The Sixth Amendment protects the right to counsel and that right turns on the confidentiality of a client’s communications with his or her attorney. Anything that might chill the candor of such communications could be a serious violation of the Sixth Amendment. On its website, CCA announces that it protects the confidentiality of attorney-client visits—but that did not seem to be the case here. Professor Joy says that if what’s alleged has been happening, that would be a substantial constitutional violation.

Advertisement

While CCA may take the position that everyone knows most facilities videotape all attorney-client meetings, the facts of the Leavenworth scandal suggest otherwise: “Nobody knew,” Joy said. “The public defenders didn’t know; the judge didn’t know. Even some of the people in the U.S. attorney’s office didn’t know.” He added that even if only some of the conference rooms were taping attorney-client conversations, there were no signs posted anywhere suggesting that such monitoring was taking place at all.

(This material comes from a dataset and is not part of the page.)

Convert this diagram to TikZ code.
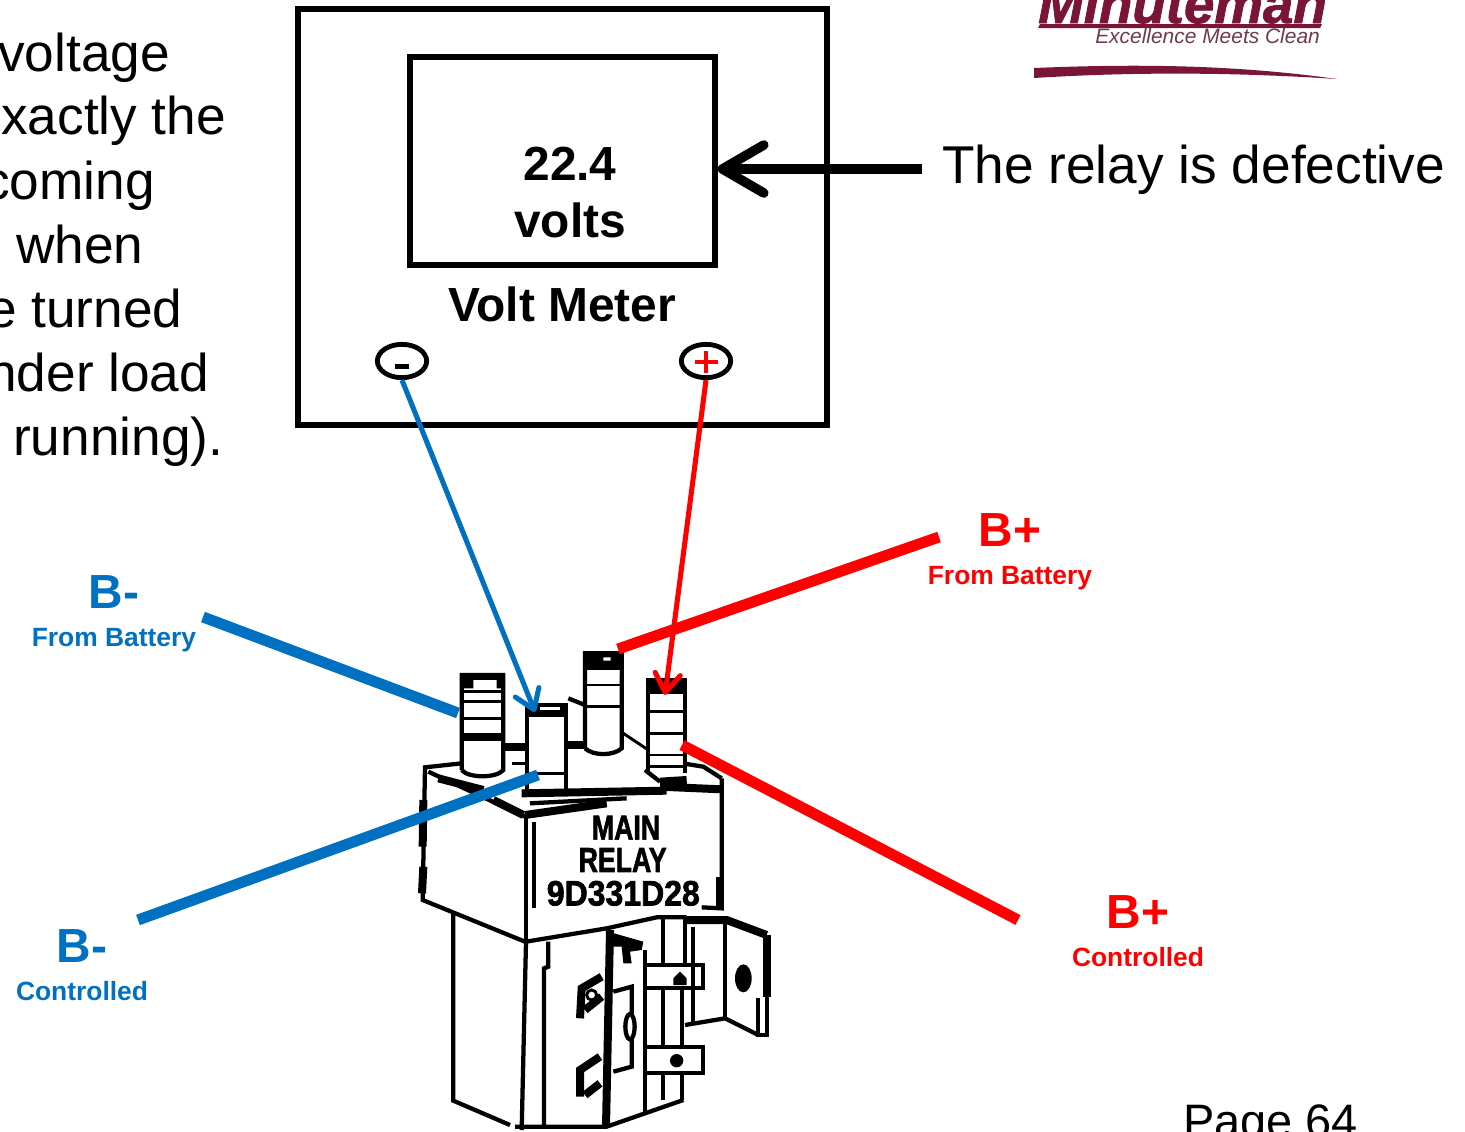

When push comes to shove, noted Joy, not every country is dedicated to the proposition that protecting attorney-client confidentiality truly matters. “There are countries that have no respect for the accused’s privacy and confidentiality,” he noted, “countries where someone on behalf of the government can secretly film interactions between clients and their lawyers and then secretly turn it over to the government.

“But this is so far outside of what’s expected and allowed in the constitutional democracy we have,” he added. “That’s what’s so shocking.”

The federal prosecutors in the Leavenworth case have taken the position that any special master investigation will be costly and lengthy (there are hours of tapes) and that there is simply no evidence that any wrongdoing has happened. Perhaps the greatest worry for those concerned with civil liberties is the fact that CCA seems to have taken the “everybody does it” defense to mean that it did nothing wrong. The fact that nobody knew that everybody does it? That may well prove the most worrisome part of all.